Before the ban, the social media post with the median engagement generated 272,000 likes and shares. After the ban, that dropped to 36,000 likes and shares. Yet 11 of his 89 statements after the ban attracted as many likes or shares as the median post before the ban, if not more.
How does that happen?
Mr. Trump had long been his own best promoter on social media. The vast majority of people on Twitter and Facebook interacted directly with Mr. Trump’s posts, either liking or sharing them, The Times analysis found.
But after the ban, other popular social media accounts often picked up his messages and posted them themselves. (Last week, Mr. Trump shut down his blog, one of the places he made statements.)
On Oct. 8, Mr.

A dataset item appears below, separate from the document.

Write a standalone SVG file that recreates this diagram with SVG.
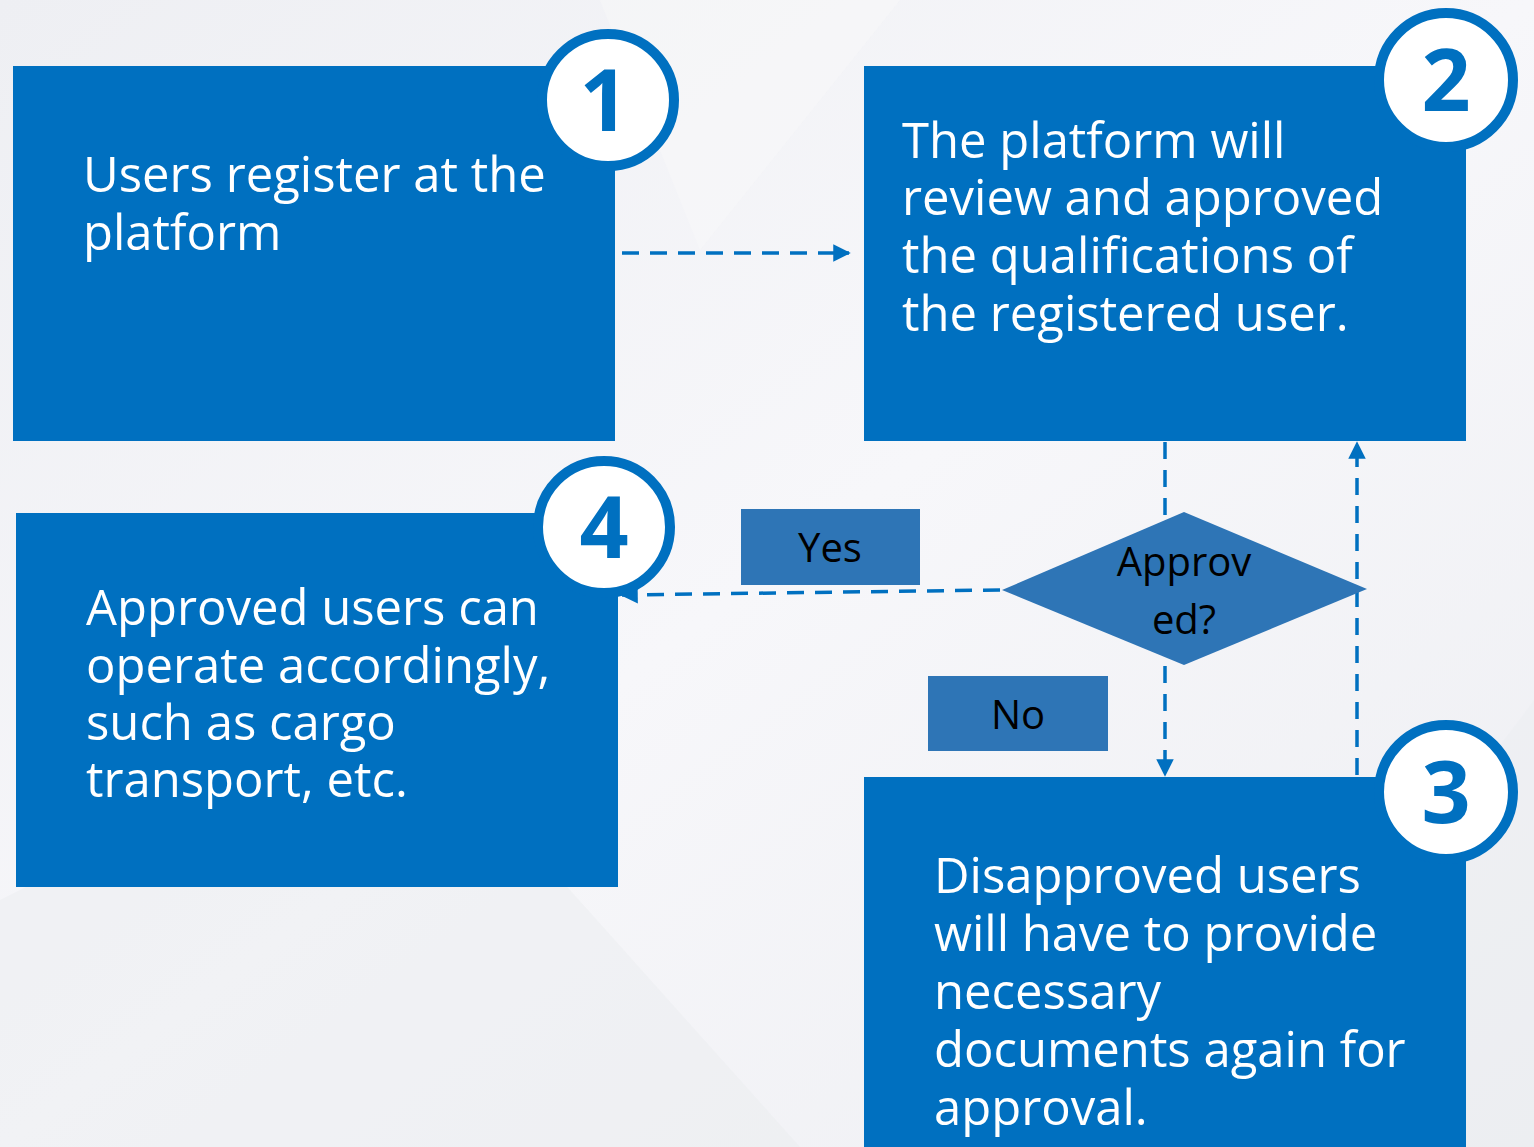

Trump tweeted that the then-Democratic presidential candidate Joseph R. Biden Jr. and his running mate, Kamala Harris, lied “constantly.” The post was liked and shared 501,000 times on Facebook and Twitter.
On March 21, Mr. Trump published a statement on his website saying that his administration had handed over “the most secure border in history.” He went on to criticize the Biden administration’s handling of the border crisis. “Our Country is being destroyed!” Mr. Trump said. The statement was liked and shared more than 661,000 times.
The Global Disinformation Index, a nonpartisan nonprofit that studies disinformation, examined the political leanings of the top accounts sharing Mr. Trump’s statements online after he was barred from Facebook and Twitter. The group classified hundreds of accounts as either left- or right-leaning, or a mix of the two, relying on standards that it established through its work on disinformation risk ratings for news sites and other online media.
One thing that became immediately clear: Mr. Trump’s most ardent supporters continue to spread his message — doing the work that he had been unable to do himself.
The top sharers of the March post included the right-wing publication Breitbart News (159,500 likes and shares), a Facebook page called “President Donald Trump Fan Club” (48,200 likes), Fox News (42,000 likes), and Jenna Ellis (36,700 likes), a lawyer who made regular television appearances as Mr. Trump’s proxy to trumpet his debunked claims of a rigged election.